Os Safados



Minha mãe, Janet Lopes Padilha, pertencia a uma outra estirpe. Porque foi a única lá em casa que só me ofereceu leite. Cerveja? Só Malzebier, e mesmo assim quando amamentava. E jamais disse um palavrão.

Sua máxima ofensa, destinada a dois desafetos, os únicos que teve em vida, foi chamá-los de safados.

O primeiro foi meu treinador, Pinheiro. Meus pais foram assistir Fluminense X Atlético MG, e chovia muito no Maracanã. Com 3x0 para o galo, faltando 10 minutos para acabar, ele me coloca em campo. Na reserva do Lula, o máximo que consegui foi uma infecção na garganta.

E minha mãe jamais o poupou. Safado!

O outro foi o Padre Barroso. Quando meus pais foram casar, com religiões distintas, os Lopes, espíritas, os Padilhas, católicos, se recusou a celebrar sua união. E ainda disse uma frase que a marcou profundamente: "Não vou casar uma neta de macumbeira!"

"Macumbeira" seria Rita Cerqueira, a Mãe Ritinha, sua bisavó, cuja dedicação aos mais sofridos a tornou uma referência na doutrina espírita.

Foram casar em Areal e jamais o poupou: Safado!

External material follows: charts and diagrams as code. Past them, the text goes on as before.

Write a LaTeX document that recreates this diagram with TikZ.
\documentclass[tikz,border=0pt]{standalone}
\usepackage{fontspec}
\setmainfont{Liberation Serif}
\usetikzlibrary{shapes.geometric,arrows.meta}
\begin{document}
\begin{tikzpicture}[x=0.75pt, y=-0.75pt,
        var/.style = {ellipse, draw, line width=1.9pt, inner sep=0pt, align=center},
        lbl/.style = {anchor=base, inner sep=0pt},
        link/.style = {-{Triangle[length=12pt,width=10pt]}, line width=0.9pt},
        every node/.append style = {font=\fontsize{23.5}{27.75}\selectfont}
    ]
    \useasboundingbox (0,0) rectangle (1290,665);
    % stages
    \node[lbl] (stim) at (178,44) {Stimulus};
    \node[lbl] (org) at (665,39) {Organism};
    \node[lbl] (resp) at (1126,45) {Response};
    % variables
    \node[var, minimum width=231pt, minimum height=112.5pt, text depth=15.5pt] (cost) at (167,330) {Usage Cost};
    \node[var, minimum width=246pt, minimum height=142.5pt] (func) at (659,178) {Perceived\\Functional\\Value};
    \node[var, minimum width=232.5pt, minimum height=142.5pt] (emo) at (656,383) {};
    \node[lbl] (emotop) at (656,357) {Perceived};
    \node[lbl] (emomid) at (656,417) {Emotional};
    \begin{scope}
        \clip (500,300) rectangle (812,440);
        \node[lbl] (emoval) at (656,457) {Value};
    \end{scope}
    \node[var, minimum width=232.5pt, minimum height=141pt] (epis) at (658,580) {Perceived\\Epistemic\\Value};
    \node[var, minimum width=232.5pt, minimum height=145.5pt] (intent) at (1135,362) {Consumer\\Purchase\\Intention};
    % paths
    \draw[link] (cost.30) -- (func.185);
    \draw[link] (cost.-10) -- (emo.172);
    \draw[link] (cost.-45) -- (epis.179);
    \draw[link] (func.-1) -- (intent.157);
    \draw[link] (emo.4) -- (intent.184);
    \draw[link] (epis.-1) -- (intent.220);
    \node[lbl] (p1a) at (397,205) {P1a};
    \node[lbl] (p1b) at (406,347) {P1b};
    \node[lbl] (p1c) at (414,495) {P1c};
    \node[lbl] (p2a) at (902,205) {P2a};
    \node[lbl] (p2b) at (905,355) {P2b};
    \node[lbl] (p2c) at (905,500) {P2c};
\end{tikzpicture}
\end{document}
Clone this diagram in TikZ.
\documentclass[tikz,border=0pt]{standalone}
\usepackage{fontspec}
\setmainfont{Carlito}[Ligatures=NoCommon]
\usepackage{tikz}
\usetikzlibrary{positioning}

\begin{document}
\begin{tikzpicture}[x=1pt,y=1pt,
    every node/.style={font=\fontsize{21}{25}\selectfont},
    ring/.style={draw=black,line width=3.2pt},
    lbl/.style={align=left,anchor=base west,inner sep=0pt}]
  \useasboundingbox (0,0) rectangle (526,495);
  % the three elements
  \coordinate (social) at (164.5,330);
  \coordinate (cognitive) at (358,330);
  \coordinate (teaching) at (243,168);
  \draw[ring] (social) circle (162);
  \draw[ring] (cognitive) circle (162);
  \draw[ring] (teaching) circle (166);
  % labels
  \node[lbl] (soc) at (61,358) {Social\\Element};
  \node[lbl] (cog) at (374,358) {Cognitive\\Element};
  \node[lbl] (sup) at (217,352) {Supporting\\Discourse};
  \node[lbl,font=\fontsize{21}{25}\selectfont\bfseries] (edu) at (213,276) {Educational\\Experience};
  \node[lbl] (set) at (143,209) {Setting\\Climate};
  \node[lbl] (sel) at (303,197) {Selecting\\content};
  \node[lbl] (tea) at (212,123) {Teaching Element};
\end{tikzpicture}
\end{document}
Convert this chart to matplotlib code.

Neste complicado contexto, em voga nos anos 50, deixaram filhos e netos jogando bola na pracinha e ninguém ousou carregar um para a missa, outro para o culto. Não éramos ateus, nos deixaram à toa.

Não foi fácil seguir uma religião. Nos religar a Deus. Mas minha filha, Roberta, me convidou ontem para a Missa em louvor a. São Sebastião. E, hoje, vou ao Centro com a Priscila.

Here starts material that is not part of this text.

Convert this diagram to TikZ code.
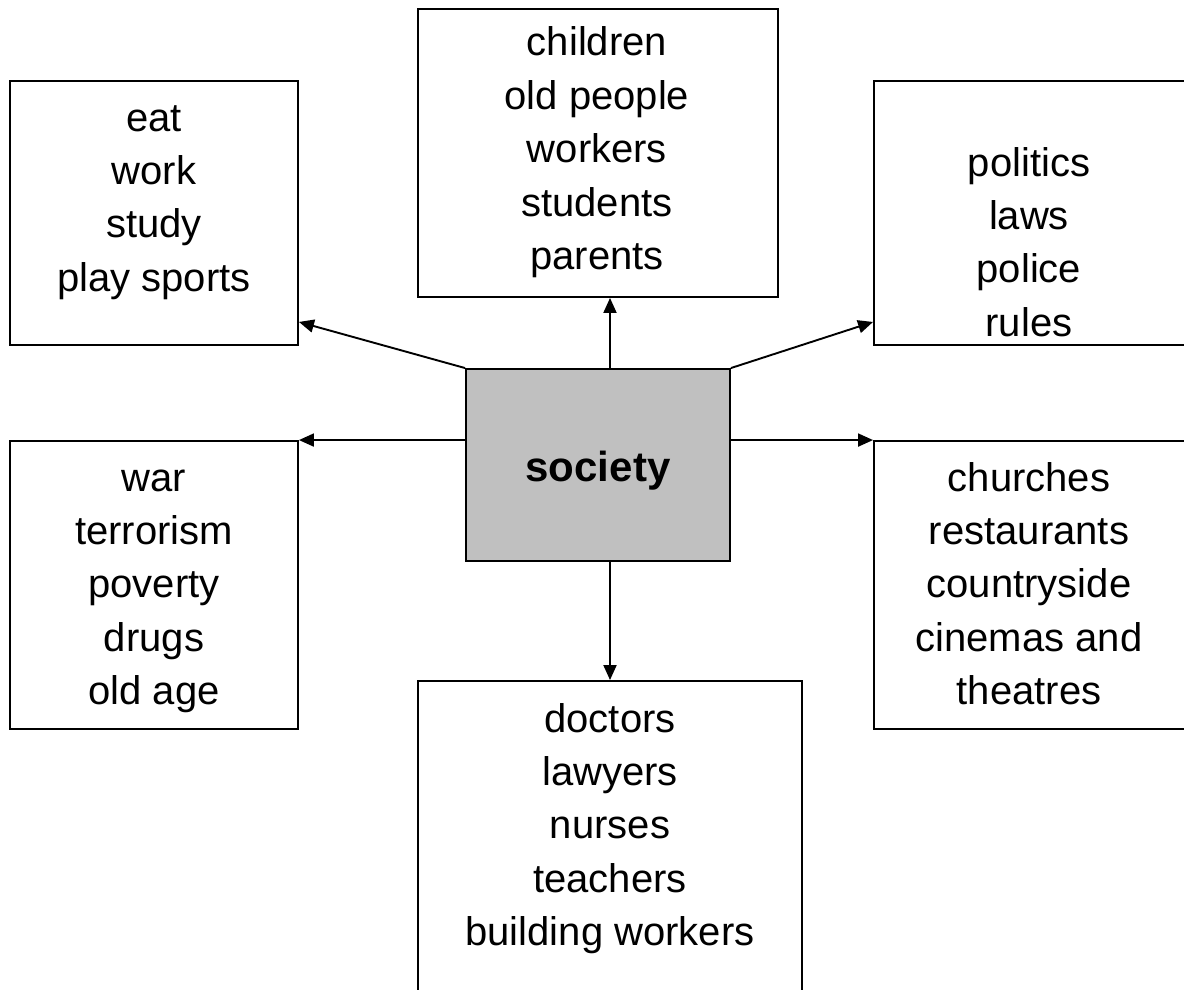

Tantos anos depois, virei um religioso Total Flex porque também sou devoto de Iemanjá. Tenho abastecido minha fé em postos distintos, de ritos e preceitos, cujo dono da rede de distribuição chama-se Deus.

E vou bem obrigado, a ponto de ter perdoado os dois.Minha mãe irá me entender porque o sincretismo, a riqueza de cultos religiosos que encontrei jogando por nosso país, são motivos de orgulho. Não de discórdia.

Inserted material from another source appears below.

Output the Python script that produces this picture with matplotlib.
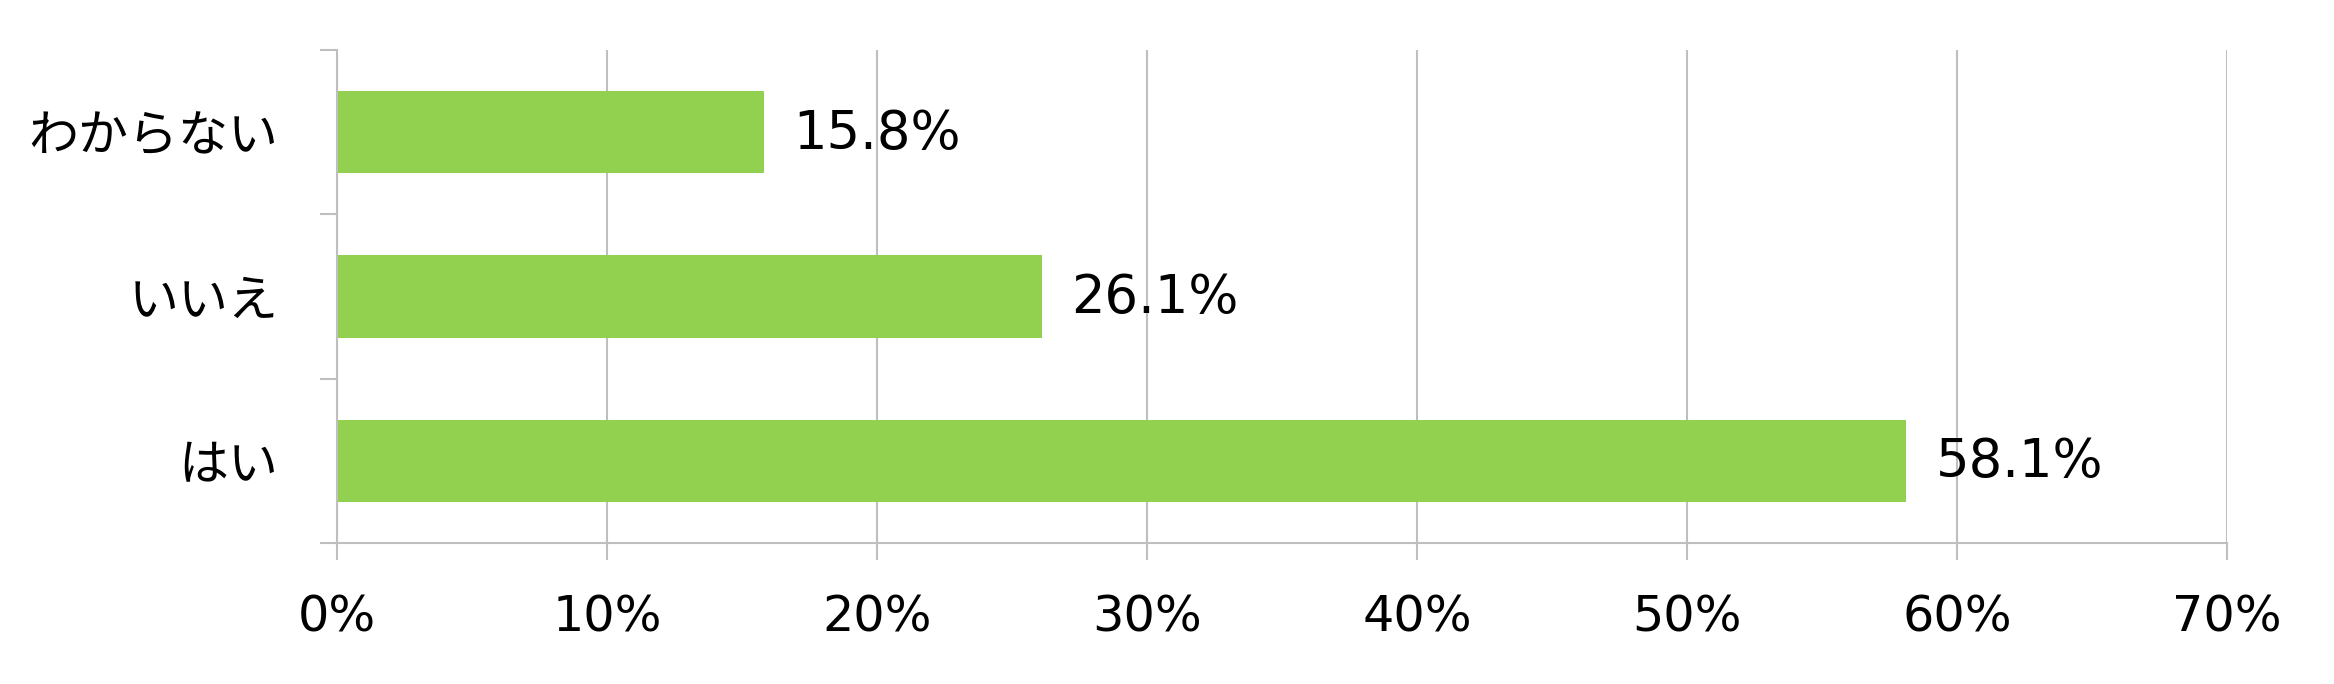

Afastado da grandeza do Papa Francisco, distante dos ensinamentos de Kardec, sem visitar o terreiro do meu amigo, Babalorixá Gilmar Borsato, e mais, Pinheiro achando que viraria aquele jogo diante do Campeão Brasileiro de 1970, só nos restou clamar a Deus pelos dois.

Porque Padre Barroso não sabia o que estava pregando, Pinheiro, com quem estávamos enfrentando sob o comando de Telê Santana.